Task details ▸
Write the material out again, line by line, exactly as it is.

····················

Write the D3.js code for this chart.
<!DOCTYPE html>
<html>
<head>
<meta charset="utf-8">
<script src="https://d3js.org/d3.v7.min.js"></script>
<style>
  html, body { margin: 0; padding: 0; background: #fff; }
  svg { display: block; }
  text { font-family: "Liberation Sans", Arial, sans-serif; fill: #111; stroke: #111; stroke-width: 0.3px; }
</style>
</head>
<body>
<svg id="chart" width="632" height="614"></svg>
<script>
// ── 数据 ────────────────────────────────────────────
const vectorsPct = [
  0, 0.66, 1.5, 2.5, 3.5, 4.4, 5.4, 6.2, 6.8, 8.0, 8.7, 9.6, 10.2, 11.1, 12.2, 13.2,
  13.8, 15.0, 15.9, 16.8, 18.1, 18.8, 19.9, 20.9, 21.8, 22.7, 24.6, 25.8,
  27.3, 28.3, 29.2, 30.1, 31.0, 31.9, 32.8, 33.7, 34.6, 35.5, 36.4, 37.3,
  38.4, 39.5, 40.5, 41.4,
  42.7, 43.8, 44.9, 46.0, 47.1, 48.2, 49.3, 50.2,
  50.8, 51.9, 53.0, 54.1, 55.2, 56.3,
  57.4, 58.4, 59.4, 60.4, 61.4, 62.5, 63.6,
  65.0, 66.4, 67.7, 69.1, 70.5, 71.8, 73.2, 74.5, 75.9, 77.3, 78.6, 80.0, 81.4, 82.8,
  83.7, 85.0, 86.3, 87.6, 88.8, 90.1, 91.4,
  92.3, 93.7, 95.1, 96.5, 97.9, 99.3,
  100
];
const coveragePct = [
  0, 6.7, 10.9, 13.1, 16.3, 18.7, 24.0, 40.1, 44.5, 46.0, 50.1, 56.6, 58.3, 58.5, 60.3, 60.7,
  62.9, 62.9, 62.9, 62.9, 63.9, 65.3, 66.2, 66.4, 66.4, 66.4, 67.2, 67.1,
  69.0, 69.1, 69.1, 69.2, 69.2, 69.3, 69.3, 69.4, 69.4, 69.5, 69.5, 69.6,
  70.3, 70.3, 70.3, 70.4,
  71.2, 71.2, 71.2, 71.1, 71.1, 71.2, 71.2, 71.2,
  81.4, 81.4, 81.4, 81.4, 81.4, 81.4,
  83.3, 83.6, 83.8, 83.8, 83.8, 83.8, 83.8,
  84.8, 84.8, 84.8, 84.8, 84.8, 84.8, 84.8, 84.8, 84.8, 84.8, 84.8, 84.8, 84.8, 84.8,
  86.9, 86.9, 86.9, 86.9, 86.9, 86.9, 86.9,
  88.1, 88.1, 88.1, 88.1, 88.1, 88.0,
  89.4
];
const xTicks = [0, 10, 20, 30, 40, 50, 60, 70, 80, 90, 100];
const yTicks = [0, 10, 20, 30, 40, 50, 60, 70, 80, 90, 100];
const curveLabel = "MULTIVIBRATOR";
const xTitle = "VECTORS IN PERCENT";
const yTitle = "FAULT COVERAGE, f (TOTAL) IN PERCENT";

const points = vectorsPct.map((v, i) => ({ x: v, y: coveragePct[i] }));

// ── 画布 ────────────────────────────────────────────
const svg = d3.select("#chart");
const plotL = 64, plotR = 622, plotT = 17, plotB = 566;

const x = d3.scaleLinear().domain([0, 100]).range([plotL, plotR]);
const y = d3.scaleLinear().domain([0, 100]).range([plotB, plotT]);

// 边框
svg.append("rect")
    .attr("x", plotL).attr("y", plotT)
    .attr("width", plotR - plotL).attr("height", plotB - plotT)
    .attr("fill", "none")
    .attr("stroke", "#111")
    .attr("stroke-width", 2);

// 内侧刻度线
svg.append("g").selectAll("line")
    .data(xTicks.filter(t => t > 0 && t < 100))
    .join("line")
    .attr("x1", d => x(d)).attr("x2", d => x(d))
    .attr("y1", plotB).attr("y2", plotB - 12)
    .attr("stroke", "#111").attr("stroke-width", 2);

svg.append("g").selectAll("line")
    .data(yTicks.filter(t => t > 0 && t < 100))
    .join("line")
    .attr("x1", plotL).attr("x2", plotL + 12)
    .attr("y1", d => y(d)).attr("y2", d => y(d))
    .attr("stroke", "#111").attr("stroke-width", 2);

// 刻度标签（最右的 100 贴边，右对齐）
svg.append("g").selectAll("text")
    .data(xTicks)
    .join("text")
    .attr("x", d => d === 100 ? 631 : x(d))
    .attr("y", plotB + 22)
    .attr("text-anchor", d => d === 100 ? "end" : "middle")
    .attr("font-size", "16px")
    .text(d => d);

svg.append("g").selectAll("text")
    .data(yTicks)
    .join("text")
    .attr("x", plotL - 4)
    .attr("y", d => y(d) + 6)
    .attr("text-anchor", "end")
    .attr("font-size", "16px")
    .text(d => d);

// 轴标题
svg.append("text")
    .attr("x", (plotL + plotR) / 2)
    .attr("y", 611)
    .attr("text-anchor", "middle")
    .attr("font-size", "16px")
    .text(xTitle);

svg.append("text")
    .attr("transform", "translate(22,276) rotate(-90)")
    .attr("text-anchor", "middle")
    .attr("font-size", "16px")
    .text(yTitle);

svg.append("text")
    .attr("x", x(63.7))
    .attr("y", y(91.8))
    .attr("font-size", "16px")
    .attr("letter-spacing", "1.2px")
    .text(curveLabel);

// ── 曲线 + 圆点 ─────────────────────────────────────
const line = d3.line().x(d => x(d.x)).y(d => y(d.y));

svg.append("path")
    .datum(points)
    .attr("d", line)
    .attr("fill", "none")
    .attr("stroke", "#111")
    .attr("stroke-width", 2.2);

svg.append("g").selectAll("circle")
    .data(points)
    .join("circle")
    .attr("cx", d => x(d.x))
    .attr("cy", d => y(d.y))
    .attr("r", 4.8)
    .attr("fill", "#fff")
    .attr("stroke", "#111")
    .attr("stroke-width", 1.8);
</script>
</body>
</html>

····················

Exercise response ▸
Write the D3.js code for this chart.
<!DOCTYPE html>
<html>
<head>
<meta charset="utf-8">
<script src="https://d3js.org/d3.v7.min.js"></script>
<style>
  html, body { margin: 0; padding: 0; background: #fff; }
  svg { display: block; }
  text { font-family: "Liberation Sans", Arial, sans-serif; fill: #111; stroke: #111; stroke-width: 0.3px; }
</style>
</head>
<body>
<svg id="chart" width="632" height="614"></svg>
<script>
// ── 数据 ────────────────────────────────────────────
const vectorsPct = [
  0, 0.66, 1.5, 2.5, 3.5, 4.4, 5.4, 6.2, 6.8, 8.0, 8.7, 9.6, 10.2, 11.1, 12.2, 13.2,
  13.8, 15.0, 15.9, 16.8, 18.1, 18.8, 19.9, 20.9, 21.8, 22.7, 24.6, 25.8,
  27.3, 28.3, 29.2, 30.1, 31.0, 31.9, 32.8, 33.7, 34.6, 35.5, 36.4, 37.3,
  38.4, 39.5, 40.5, 41.4,
  42.7, 43.8, 44.9, 46.0, 47.1, 48.2, 49.3, 50.2,
  50.8, 51.9, 53.0, 54.1, 55.2, 56.3,
  57.4, 58.4, 59.4, 60.4, 61.4, 62.5, 63.6,
  65.0, 66.4, 67.7, 69.1, 70.5, 71.8, 73.2, 74.5, 75.9, 77.3, 78.6, 80.0, 81.4, 82.8,
  83.7, 85.0, 86.3, 87.6, 88.8, 90.1, 91.4,
  92.3, 93.7, 95.1, 96.5, 97.9, 99.3,
  100
];
const coveragePct = [
  0, 6.7, 10.9, 13.1, 16.3, 18.7, 24.0, 40.1, 44.5, 46.0, 50.1, 56.6, 58.3, 58.5, 60.3, 60.7,
  62.9, 62.9, 62.9, 62.9, 63.9, 65.3, 66.2, 66.4, 66.4, 66.4, 67.2, 67.1,
  69.0, 69.1, 69.1, 69.2, 69.2, 69.3, 69.3, 69.4, 69.4, 69.5, 69.5, 69.6,
  70.3, 70.3, 70.3, 70.4,
  71.2, 71.2, 71.2, 71.1, 71.1, 71.2, 71.2, 71.2,
  81.4, 81.4, 81.4, 81.4, 81.4, 81.4,
  83.3, 83.6, 83.8, 83.8, 83.8, 83.8, 83.8,
  84.8, 84.8, 84.8, 84.8, 84.8, 84.8, 84.8, 84.8, 84.8, 84.8, 84.8, 84.8, 84.8, 84.8,
  86.9, 86.9, 86.9, 86.9, 86.9, 86.9, 86.9,
  88.1, 88.1, 88.1, 88.1, 88.1, 88.0,
  89.4
];
const xTicks = [0, 10, 20, 30, 40, 50, 60, 70, 80, 90, 100];
const yTicks = [0, 10, 20, 30, 40, 50, 60, 70, 80, 90, 100];
const curveLabel = "MULTIVIBRATOR";
const xTitle = "VECTORS IN PERCENT";
const yTitle = "FAULT COVERAGE, f (TOTAL) IN PERCENT";

const points = vectorsPct.map((v, i) => ({ x: v, y: coveragePct[i] }));

// ── 画布 ────────────────────────────────────────────
const svg = d3.select("#chart");
const plotL = 64, plotR = 622, plotT = 17, plotB = 566;

const x = d3.scaleLinear().domain([0, 100]).range([plotL, plotR]);
const y = d3.scaleLinear().domain([0, 100]).range([plotB, plotT]);

// 边框
svg.append("rect")
    .attr("x", plotL).attr("y", plotT)
    .attr("width", plotR - plotL).attr("height", plotB - plotT)
    .attr("fill", "none")
    .attr("stroke", "#111")
    .attr("stroke-width", 2);

// 内侧刻度线
svg.append("g").selectAll("line")
    .data(xTicks.filter(t => t > 0 && t < 100))
    .join("line")
    .attr("x1", d => x(d)).attr("x2", d => x(d))
    .attr("y1", plotB).attr("y2", plotB - 12)
    .attr("stroke", "#111").attr("stroke-width", 2);

svg.append("g").selectAll("line")
    .data(yTicks.filter(t => t > 0 && t < 100))
    .join("line")
    .attr("x1", plotL).attr("x2", plotL + 12)
    .attr("y1", d => y(d)).attr("y2", d => y(d))
    .attr("stroke", "#111").attr("stroke-width", 2);

// 刻度标签（最右的 100 贴边，右对齐）
svg.append("g").selectAll("text")
    .data(xTicks)
    .join("text")
    .attr("x", d => d === 100 ? 631 : x(d))
    .attr("y", plotB + 22)
    .attr("text-anchor", d => d === 100 ? "end" : "middle")
    .attr("font-size", "16px")
    .text(d => d);

svg.append("g").selectAll("text")
    .data(yTicks)
    .join("text")
    .attr("x", plotL - 4)
    .attr("y", d => y(d) + 6)
    .attr("text-anchor", "end")
    .attr("font-size", "16px")
    .text(d => d);

// 轴标题
svg.append("text")
    .attr("x", (plotL + plotR) / 2)
    .attr("y", 611)
    .attr("text-anchor", "middle")
    .attr("font-size", "16px")
    .text(xTitle);

svg.append("text")
    .attr("transform", "translate(22,276) rotate(-90)")
    .attr("text-anchor", "middle")
    .attr("font-size", "16px")
    .text(yTitle);

svg.append("text")
    .attr("x", x(63.7))
    .attr("y", y(91.8))
    .attr("font-size", "16px")
    .attr("letter-spacing", "1.2px")
    .text(curveLabel);

// ── 曲线 + 圆点 ─────────────────────────────────────
const line = d3.line().x(d => x(d.x)).y(d => y(d.y));

svg.append("path")
    .datum(points)
    .attr("d", line)
    .attr("fill", "none")
    .attr("stroke", "#111")
    .attr("stroke-width", 2.2);

svg.append("g").selectAll("circle")
    .data(points)
    .join("circle")
    .attr("cx", d => x(d.x))
    .attr("cy", d => y(d.y))
    .attr("r", 4.8)
    .attr("fill", "#fff")
    .attr("stroke", "#111")
    .attr("stroke-width", 1.8);
</script>
</body>
</html>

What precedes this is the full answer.